The task ▸ Extract the full listing verbatim and drop any pictures from your copy.

Available data ▸

## begin

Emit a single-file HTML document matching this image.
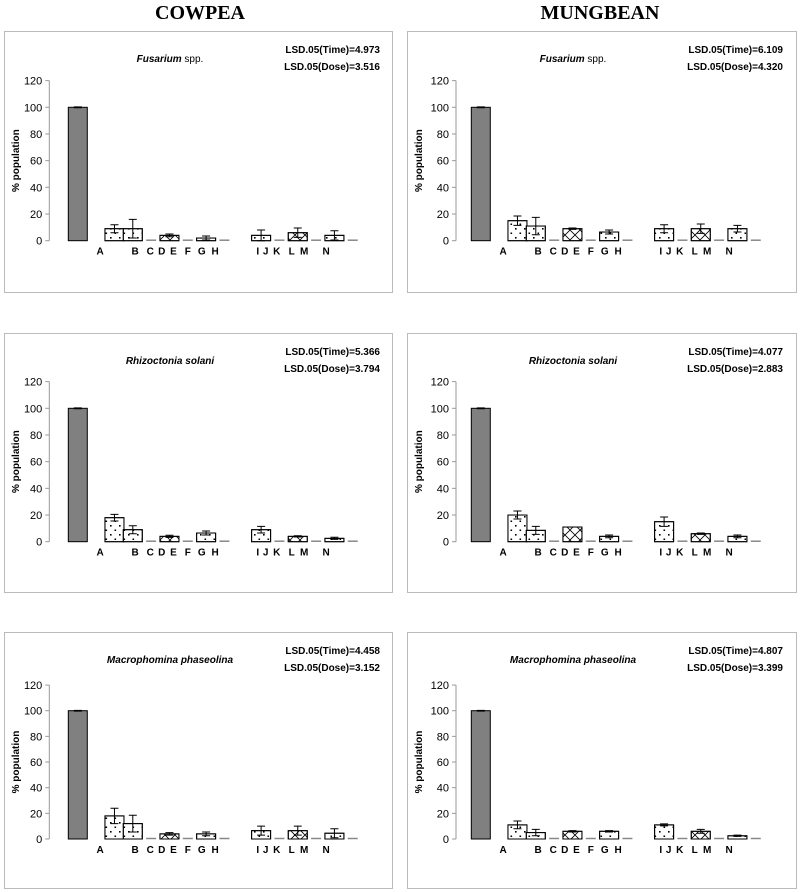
<!DOCTYPE html>
<html><head><meta charset="utf-8"><style>
body{margin:0;background:#fff;width:800px;height:892px;overflow:hidden;font-family:"Liberation Sans",sans-serif}
.hdr{position:absolute;top:2px;font:bold 20px "Liberation Serif",serif;text-align:center;width:300px}
svg{position:absolute;left:0;top:0}
</style></head><body>
<div class="hdr" style="left:50px">COWPEA</div>
<div class="hdr" style="left:450px">MUNGBEAN</div>
<svg id="c" width="800" height="892">
<defs>
<pattern id="dots" width="9" height="9" patternUnits="userSpaceOnUse"><rect x="2" y="3" width="1.6" height="1.6" fill="#000"/><rect x="6.5" y="7.5" width="1.6" height="1.6" fill="#000"/></pattern>
<pattern id="xx" width="10" height="10" patternUnits="userSpaceOnUse"><path d="M0 0L10 10M10 0L0 10" stroke="#000" stroke-width="0.8"/></pattern>
</defs>
</svg>
<script>
const slots = [0,2,3,4,5,6,7,8,10,11,12,13,14,15];
const fills = ['gray','dots','dots','none','xx','none','dots','none','dots','none','xx','none','dots','none'];
const labels = ['A','B','C','D','E','F','G','H','I','J','K','L','M','N'];
const labelPos = [1.22,3.13,3.95,4.58,5.22,6.0,6.76,7.49,9.82,10.25,10.85,11.67,12.35,13.55];
const yTicks = [0,20,40,60,80,100,120];
const titlesItalic = ['Fusarium','Fusarium','Rhizoctonia solani','Rhizoctonia solani','Macrophomina phaseolina','Macrophomina phaseolina'];
const titlesPlain = [' spp.',' spp.','','','',''];
const lsdTime = ['4.973','6.109','5.366','4.077','4.458','4.807'];
const lsdDose = ['3.516','4.320','3.794','2.883','3.152','3.399'];
const valsCowFus = [100,9,9,0,4,0,2,0,4,0,6,0,4,0];
const errCowFus  = [0.3,3,7,0,1,0,1.5,0,4,0,3.5,0,3.5,0];
const valsMungFus = [100,15,11,0,9,0,6.5,0,9,0,9,0,9,0];
const errMungFus  = [0.3,3.5,6.5,0,0.5,0,1.5,0,3,0,3.5,0,2.5,0];
const valsCowRhi = [100,18,9,0,4,0,6.5,0,9,0,4,0,2.5,0];
const errCowRhi  = [0.3,2.5,3,0,0.8,0,1.5,0,2.5,0,0.5,0,0.8,0];
const valsMungRhi = [100,20,8.5,0,11,0,4,0,15,0,6,0,4,0];
const errMungRhi  = [0.3,3,3,0,0,0,1,0,3.5,0,0.5,0,1,0];
const valsCowMac = [100,18,12,0,4,0,4,0,6.5,0,6.5,0,4.5,0];
const errCowMac  = [0.3,6,6.5,0,1,0,1.5,0,3.5,0,3.5,0,3.5,0];
const valsMungMac = [100,11,5,0,6,0,6,0,11,0,6,0,2.5,0];
const errMungMac  = [0.3,3,2.5,0,0.5,0,0.5,0,0.8,0,1.5,0,0.5,0];
const series=[[valsCowFus,errCowFus],[valsMungFus,errMungFus],[valsCowRhi,errCowRhi],[valsMungRhi,errMungRhi],[valsCowMac,errCowMac],[valsMungMac,errMungMac]];
const NS='http://www.w3.org/2000/svg';
const svg=document.getElementById('c');
function mk(tag,at,parent){const e=document.createElementNS(NS,tag);for(const k in at)e.setAttribute(k,at[k]);(parent||svg).appendChild(e);return e;}
const colX=[4,407], colW=[388,389];
const rowY=[31,333,632], rowH=[261,259,256];
const y0s=[240.7,541.7,839], y100s=[107.3,408.3,710.7];
for(let p=0;p<6;p++){
  const c=p%2, r=Math.floor(p/2);
  const px=colX[c], py=rowY[r];
  const g=mk('g',{});
  
  
  const box=mk('rect',{x:px+0.5,y:py+0.5,width:colW[c],height:rowH[r],fill:'#fff',stroke:'#bbb','stroke-width':1},g);
  
  
  const y0=y0s[r], sc=(y0-y100s[r])/100;
  const Y=v=>y0-v*sc;
  const axX=px+(c?49:45.3);
  const X=s=>px+73.8+s*18.33;
  const t=mk('text',{x:px+166,y:py+31,'text-anchor':'middle','font-size':'10','font-weight':'bold'},g);
  
  
  const ti=mk('tspan',{'font-style':'italic'},t);
  ti.textContent=titlesItalic[p];
  if(titlesPlain[p]){const tp=mk('tspan',{'font-weight':'normal'},t);tp.textContent=titlesPlain[p];}
  const l1=mk('text',{x:px+376,y:py+22,'text-anchor':'end','font-size':'10','font-weight':'bold'},g);
  l1.textContent='LSD.05(Time)='+lsdTime[p];
  
  
  const l2=mk('text',{x:px+376,y:py+39,'text-anchor':'end','font-size':'10','font-weight':'bold'},g);
  l2.textContent='LSD.05(Dose)='+lsdDose[p];
  
  
  const ax=mk('line',{x1:axX,y1:Y(120),x2:axX,y2:y0,stroke:'#999','stroke-width':1},g);
  
  
  yTicks.forEach(v=>{
    mk('line',{x1:axX-4,y1:Y(v),x2:axX,y2:Y(v),stroke:'#999'},g);
    const tl=mk('text',{x:axX-7,y:Y(v)+4,'text-anchor':'end','font-size':'11'},g);
    tl.textContent=v;
    
    
  });
  const yt=mk('text',{x:0,y:0,'text-anchor':'middle','font-size':'10','font-weight':'bold',transform:`translate(${px+15},${Y(60)}) rotate(-90)`},g);
  yt.textContent='% population';
  
  
  const vals=series[p][0], errs=series[p][1];
  vals.forEach((v,i)=>{
    const cx=X(slots[i]), w=19;
    if(v<=0){
      const d=mk('line',{x1:cx-5,y1:y0-0.5,x2:cx+5,y2:y0-0.5,stroke:'#888','stroke-width':1.5},g);
      
      
      return;
    }
    const f=fills[i];
    const b=mk('rect',{x:cx-w/2,y:Y(v),width:w,height:y0-Y(v),fill:f==='gray'?'#808080':'#fff',stroke:'#000','stroke-width':1},g);
    
    
    if(f==='dots'||f==='xx'){
      const o=mk('rect',{x:cx-w/2,y:Y(v),width:w,height:y0-Y(v),fill:`url(#${f})`,stroke:'#000','stroke-width':1},g);
      
      
    }
    const e=errs[i];
    if(e>0){
      const eb=mk('path',{d:`M${cx} ${Y(v+e)}V${Y(v-e)}M${cx-4} ${Y(v+e)}H${cx+4}M${cx-4} ${Y(v-e)}H${cx+4}`,stroke:'#000','stroke-width':1,fill:'none'},g);
      
      
    }
  });
  labels.forEach((lb,i)=>{
    const tx=mk('text',{x:X(labelPos[i]),y:y0+14,'text-anchor':'middle','font-size':'10','font-weight':'bold'},g);
    tx.textContent=lb;
    
    
  });
}
</script>
</body></html>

## end

Written solution ▸
Emit a single-file HTML document matching this image.
<!DOCTYPE html>
<html><head><meta charset="utf-8"><style>
body{margin:0;background:#fff;width:800px;height:892px;overflow:hidden;font-family:"Liberation Sans",sans-serif}
.hdr{position:absolute;top:2px;font:bold 20px "Liberation Serif",serif;text-align:center;width:300px}
svg{position:absolute;left:0;top:0}
</style></head><body>
<div class="hdr" style="left:50px">COWPEA</div>
<div class="hdr" style="left:450px">MUNGBEAN</div>
<svg id="c" width="800" height="892">
<defs>
<pattern id="dots" width="9" height="9" patternUnits="userSpaceOnUse"><rect x="2" y="3" width="1.6" height="1.6" fill="#000"/><rect x="6.5" y="7.5" width="1.6" height="1.6" fill="#000"/></pattern>
<pattern id="xx" width="10" height="10" patternUnits="userSpaceOnUse"><path d="M0 0L10 10M10 0L0 10" stroke="#000" stroke-width="0.8"/></pattern>
</defs>
</svg>
<script>
const slots = [0,2,3,4,5,6,7,8,10,11,12,13,14,15];
const fills = ['gray','dots','dots','none','xx','none','dots','none','dots','none','xx','none','dots','none'];
const labels = ['A','B','C','D','E','F','G','H','I','J','K','L','M','N'];
const labelPos = [1.22,3.13,3.95,4.58,5.22,6.0,6.76,7.49,9.82,10.25,10.85,11.67,12.35,13.55];
const yTicks = [0,20,40,60,80,100,120];
const titlesItalic = ['Fusarium','Fusarium','Rhizoctonia solani','Rhizoctonia solani','Macrophomina phaseolina','Macrophomina phaseolina'];
const titlesPlain = [' spp.',' spp.','','','',''];
const lsdTime = ['4.973','6.109','5.366','4.077','4.458','4.807'];
const lsdDose = ['3.516','4.320','3.794','2.883','3.152','3.399'];
const valsCowFus = [100,9,9,0,4,0,2,0,4,0,6,0,4,0];
const errCowFus  = [0.3,3,7,0,1,0,1.5,0,4,0,3.5,0,3.5,0];
const valsMungFus = [100,15,11,0,9,0,6.5,0,9,0,9,0,9,0];
const errMungFus  = [0.3,3.5,6.5,0,0.5,0,1.5,0,3,0,3.5,0,2.5,0];
const valsCowRhi = [100,18,9,0,4,0,6.5,0,9,0,4,0,2.5,0];
const errCowRhi  = [0.3,2.5,3,0,0.8,0,1.5,0,2.5,0,0.5,0,0.8,0];
const valsMungRhi = [100,20,8.5,0,11,0,4,0,15,0,6,0,4,0];
const errMungRhi  = [0.3,3,3,0,0,0,1,0,3.5,0,0.5,0,1,0];
const valsCowMac = [100,18,12,0,4,0,4,0,6.5,0,6.5,0,4.5,0];
const errCowMac  = [0.3,6,6.5,0,1,0,1.5,0,3.5,0,3.5,0,3.5,0];
const valsMungMac = [100,11,5,0,6,0,6,0,11,0,6,0,2.5,0];
const errMungMac  = [0.3,3,2.5,0,0.5,0,0.5,0,0.8,0,1.5,0,0.5,0];
const series=[[valsCowFus,errCowFus],[valsMungFus,errMungFus],[valsCowRhi,errCowRhi],[valsMungRhi,errMungRhi],[valsCowMac,errCowMac],[valsMungMac,errMungMac]];
const NS='http://www.w3.org/2000/svg';
const svg=document.getElementById('c');
function mk(tag,at,parent){const e=document.createElementNS(NS,tag);for(const k in at)e.setAttribute(k,at[k]);(parent||svg).appendChild(e);return e;}
const colX=[4,407], colW=[388,389];
const rowY=[31,333,632], rowH=[261,259,256];
const y0s=[240.7,541.7,839], y100s=[107.3,408.3,710.7];
for(let p=0;p<6;p++){
  const c=p%2, r=Math.floor(p/2);
  const px=colX[c], py=rowY[r];
  const g=mk('g',{});
  
  
  const box=mk('rect',{x:px+0.5,y:py+0.5,width:colW[c],height:rowH[r],fill:'#fff',stroke:'#bbb','stroke-width':1},g);
  
  
  const y0=y0s[r], sc=(y0-y100s[r])/100;
  const Y=v=>y0-v*sc;
  const axX=px+(c?49:45.3);
  const X=s=>px+73.8+s*18.33;
  const t=mk('text',{x:px+166,y:py+31,'text-anchor':'middle','font-size':'10','font-weight':'bold'},g);
  
  
  const ti=mk('tspan',{'font-style':'italic'},t);
  ti.textContent=titlesItalic[p];
  if(titlesPlain[p]){const tp=mk('tspan',{'font-weight':'normal'},t);tp.textContent=titlesPlain[p];}
  const l1=mk('text',{x:px+376,y:py+22,'text-anchor':'end','font-size':'10','font-weight':'bold'},g);
  l1.textContent='LSD.05(Time)='+lsdTime[p];
  
  
  const l2=mk('text',{x:px+376,y:py+39,'text-anchor':'end','font-size':'10','font-weight':'bold'},g);
  l2.textContent='LSD.05(Dose)='+lsdDose[p];
  
  
  const ax=mk('line',{x1:axX,y1:Y(120),x2:axX,y2:y0,stroke:'#999','stroke-width':1},g);
  
  
  yTicks.forEach(v=>{
    mk('line',{x1:axX-4,y1:Y(v),x2:axX,y2:Y(v),stroke:'#999'},g);
    const tl=mk('text',{x:axX-7,y:Y(v)+4,'text-anchor':'end','font-size':'11'},g);
    tl.textContent=v;
    
    
  });
  const yt=mk('text',{x:0,y:0,'text-anchor':'middle','font-size':'10','font-weight':'bold',transform:`translate(${px+15},${Y(60)}) rotate(-90)`},g);
  yt.textContent='% population';
  
  
  const vals=series[p][0], errs=series[p][1];
  vals.forEach((v,i)=>{
    const cx=X(slots[i]), w=19;
    if(v<=0){
      const d=mk('line',{x1:cx-5,y1:y0-0.5,x2:cx+5,y2:y0-0.5,stroke:'#888','stroke-width':1.5},g);
      
      
      return;
    }
    const f=fills[i];
    const b=mk('rect',{x:cx-w/2,y:Y(v),width:w,height:y0-Y(v),fill:f==='gray'?'#808080':'#fff',stroke:'#000','stroke-width':1},g);
    
    
    if(f==='dots'||f==='xx'){
      const o=mk('rect',{x:cx-w/2,y:Y(v),width:w,height:y0-Y(v),fill:`url(#${f})`,stroke:'#000','stroke-width':1},g);
      
      
    }
    const e=errs[i];
    if(e>0){
      const eb=mk('path',{d:`M${cx} ${Y(v+e)}V${Y(v-e)}M${cx-4} ${Y(v+e)}H${cx+4}M${cx-4} ${Y(v-e)}H${cx+4}`,stroke:'#000','stroke-width':1,fill:'none'},g);
      
      
    }
  });
  labels.forEach((lb,i)=>{
    const tx=mk('text',{x:X(labelPos[i]),y:y0+14,'text-anchor':'middle','font-size':'10','font-weight':'bold'},g);
    tx.textContent=lb;
    
    
  });
}
</script>
</body></html>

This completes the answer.